Regular exercise can help protect you from heart disease and stroke, high blood pressure, noninsulin-dependent diabetes, obesity, back pain, osteoporosis, and can improve your mood and help you to better manage stress.


For the greatest overall health benefits, experts recommend that you do 20 to 30 minutes of aerobic activity three or more times a week and some      type of muscle strengthening activity and stretching at least twice a week. However, if you are unable to do this level of activity, you can   gain substantial health benefits by accumulating 30 minutes or more of moderate-intensity physical activity a day, at least five times a week.


If you have been inactive for a while, you may want to start with less strenuous activities such as walking or swimming at a comfortable pace. Beginning at a slow pace will allow you to become physically fit without straining your body. Once you are in better shape, you can gradually do more strenuous activity.


How Physical Activity Impacts Health


Regular physical activity that is performed on most days of the week reduces the risk of developing or dying from some of the leading causes of illness and death in the UK.


• Reduces the risk of dying prematurely.

• Reduces the risk of dying prematurely from heart disease.

• Reduces the risk of developing diabetes.         

• Reduces the risk of developing high blood pressure.

• Helps reduce blood pressure in people who already have high blood pressure.

• Reduces the risk of developing colon cancer.

• Reduces feelings of depression and anxiety.

• Helps control weight.

• Helps build and maintain healthy bones, muscles, and joints.

• Helps older adults become stronger and better able to move about without falling.

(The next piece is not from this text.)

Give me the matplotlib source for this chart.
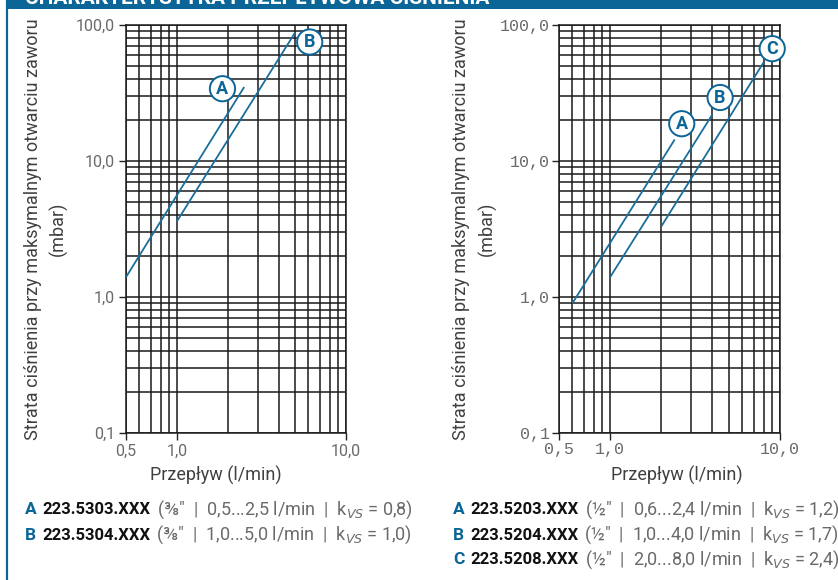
import matplotlib
matplotlib.use('Agg')
import matplotlib.pyplot as plt
from matplotlib.patches import Rectangle
from matplotlib.lines import Line2D
from matplotlib.ticker import FixedLocator, NullFormatter

# ---- data (flow l/min -> pressure drop mbar) ----
left_names = ['A', 'B']
left_flow = [[0.5, 2.5], [1.0, 5.0]]
left_dp = [[1.4, 35.0], [3.6, 88.0]]

right_names = ['A', 'B', 'C']
right_flow = [[0.6, 2.4], [1.0, 4.0], [2.0, 8.0]]
right_dp = [[0.9, 14.4], [1.4, 22.0], [3.3, 53.0]]

left_codes = ['223.5303.XXX', '223.5304.XXX']
left_info = ['(⅜"  |  0,5...2,5 l/min  |  k$_{VS}$ = 0,8)',
             '(⅜"  |  1,0...5,0 l/min  |  k$_{VS}$ = 1,0)']
right_codes = ['223.5203.XXX', '223.5204.XXX', '223.5208.XXX']
right_info = ['(½"  |  0,6...2,4 l/min  |  k$_{VS}$ = 1,2)',
              '(½"  |  1,0...4,0 l/min  |  k$_{VS}$ = 1,7)',
              '(½"  |  2,0...8,0 l/min  |  k$_{VS}$ = 2,4)']

# where the circled letters sit (data coords)
left_tags = [(1.86, 34.0), (6.1, 75.0)]
right_tags = [(2.64, 18.8), (4.44, 29.3), (9.0, 67.0)]

BLUE = '#0b6597'
LINE = '#1a6e9c'
GRAY = '#6a6a6a'
TXT = '#404040'

W, H = 838, 580
fig = plt.figure(figsize=(W/100, H/100), dpi=100, facecolor='white')


def px(x, y):
    """pixel (from top-left) -> figure fraction"""
    return x / W, 1 - y / H


# header band (title mostly cropped off, as in the source) + left border
fig.patches.append(Rectangle(px(7, 9), 1 - 7/W, 9/H, transform=fig.transFigure,
                             facecolor=BLUE, edgecolor='none', zorder=0))
fig.lines.append(Line2D([7/W, 7/W], [0, 1], transform=fig.transFigure, color=BLUE, lw=1.6))
fig.text(*px(25, 3.5), 'CHARAKTERYSTYKA PRZEPŁYWOWA CIŚNIENIA', color='white',
         fontsize=15, fontweight='bold', va='baseline', ha='left', family='Roboto')

xmaj = [0.5, 1.0, 10.0]
xmin = [0.6, 0.7, 0.8, 0.9, 2, 3, 4, 5, 6, 7, 8, 9]
ymaj = [0.1, 1.0, 10.0, 100.0]
ymin = [k * d for d in (0.1, 1, 10) for k in range(2, 10)]


def setup(rect, tick_font, tick_size, tick_pad, labx, laby1, laby2, lab_y_center):
    ax = fig.add_axes(rect)
    ax.set_xscale('log'); ax.set_yscale('log')
    ax.set_xlim(0.5, 10); ax.set_ylim(0.1, 100)
    ax.xaxis.set_major_locator(FixedLocator(xmaj))
    ax.xaxis.set_minor_locator(FixedLocator(xmin))
    ax.yaxis.set_major_locator(FixedLocator(ymaj))
    ax.yaxis.set_minor_locator(FixedLocator(ymin))
    ax.set_xticklabels(['0,5', '1,0', '10,0'])
    ax.set_yticklabels(['0,1', '1,0', '10,0', '100,0'])
    ax.xaxis.set_minor_formatter(NullFormatter())
    ax.yaxis.set_minor_formatter(NullFormatter())
    ax.tick_params(which='major', length=5, width=1.0, color='#222', pad=tick_pad,
                   labelsize=tick_size, labelcolor=GRAY)
    ax.tick_params(which='minor', length=0)
    for lab in ax.get_xticklabels() + ax.get_yticklabels():
        lab.set_family(tick_font)
    ax.grid(which='both', color='#1a1a1a', lw=1.1)
    for s in ax.spines.values():
        s.set_color('#1a1a1a'); s.set_linewidth(1.1)
    ax.set_axisbelow(True)
    # axis titles
    fig.text(*px(labx, 475), 'Przepływ (l/min)', ha='center', va='center',
             fontsize=13, color=TXT, family='Roboto')
    fig.text(*px(laby1, lab_y_center), 'Strata ciśnienia przy maksymalnym otwarciu zaworu',
             rotation=90, ha='center', va='center', fontsize=13, color=TXT, family='Roboto')
    fig.text(*px(laby2, lab_y_center), '(mbar)', rotation=90, ha='center', va='center',
             fontsize=13, color=TXT, family='Roboto')
    return ax


def draw(ax, names, flows, dps, tags):
    for n, q, p, (tx, ty) in zip(names, flows, dps, tags):
        ax.plot(q, p, color=LINE, lw=1.3, solid_capstyle='butt', zorder=3)
        ax.text(tx, ty, n, ha='center', va='center', color=BLUE, fontsize=13,
                fontweight='bold', family='Roboto', zorder=5,
                bbox=dict(boxstyle='circle,pad=0.2', fc='white', ec=BLUE, lw=1.4))


axl = setup([126/W, 1 - 433/H, 220/W, 408/H], 'Roboto', 11.5, 3, 216, 33, 58, 229)
draw(axl, left_names, left_flow, left_dp, left_tags)

axr = setup([559/W, 1 - 433/H, 221/W, 408/H], 'Liberation Mono', 12, 1.5, 677, 461, 487, 229)
draw(axr, right_names, right_flow, right_dp, right_tags)

# ---- legend lines under the charts ----
renderer = fig.canvas.get_renderer()


def runs(x0, y0, parts):
    x = x0
    for txt, color, weight, size, gap in parts:
        t = fig.text(*px(x, y0), txt, color=color, fontweight=weight, fontsize=size,
                     family='Roboto', ha='left', va='center')
        bb = t.get_window_extent(renderer)
        x += bb.width + gap


for i, (c, info) in enumerate(zip(left_codes, left_info)):
    runs(25, 510 + 25*i, [(left_names[i], BLUE, 'bold', 12.5, 6), (c, '#111', 'bold', 12, 6),
                          (info, GRAY, 'normal', 13, 0)])
for i, (c, info) in enumerate(zip(right_codes, right_info)):
    runs(453, 510 + 25*i, [(right_names[i], BLUE, 'bold', 12.5, 6), (c, '#111', 'bold', 12, 6),
                           (info, GRAY, 'normal', 13, 0)])

fig.savefig('out.png', dpi=100, facecolor='white')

• Promotes psychological well-being.


Specific Health Benefits of Exercise


Heart Disease and Stroke. Daily physical activity can help prevent heart disease and stroke by strengthening your heart muscle, lowering your blood pressure, raising your high-density lipoprotein (HDL) levels (good cholesterol)and lowering low-density lipoprotein (LDL) levels (bad cholesterol), improving blood flow, and increasing your heart’s working capacity.


High Blood Pressure. Regular physical activity can reduce blood pressure in those with high blood pressure levels. Physical activity also reduces         body fatness, which is associated with high blood pressure.


Noninsulin-Dependent Diabetes. By reducing body fatness, physical activity can help to prevent and control this type of diabetes.


Obesity. Physical activity helps to reduce body fat by building or preserving muscle mass and improving the body’s ability to use calories. When physical activity is combined with correct nutrition, it can help control weight and prevent obesity, a major risk factor for many diseases.


Back Pain. By increasing muscle strength and endurance and improving flexibility and posture, regular exercise helps to prevent back pain.


Osteoporosis. Regular weight-bearing exercise promotes bone formation and may prevent many forms of bone loss associated with aging.


Psychological Effects. Regular physical activity can improve your mood and the way you feel about yourself. Researchers also have found that exercise is likely to reduce depression and anxiety and help you to better manage stress.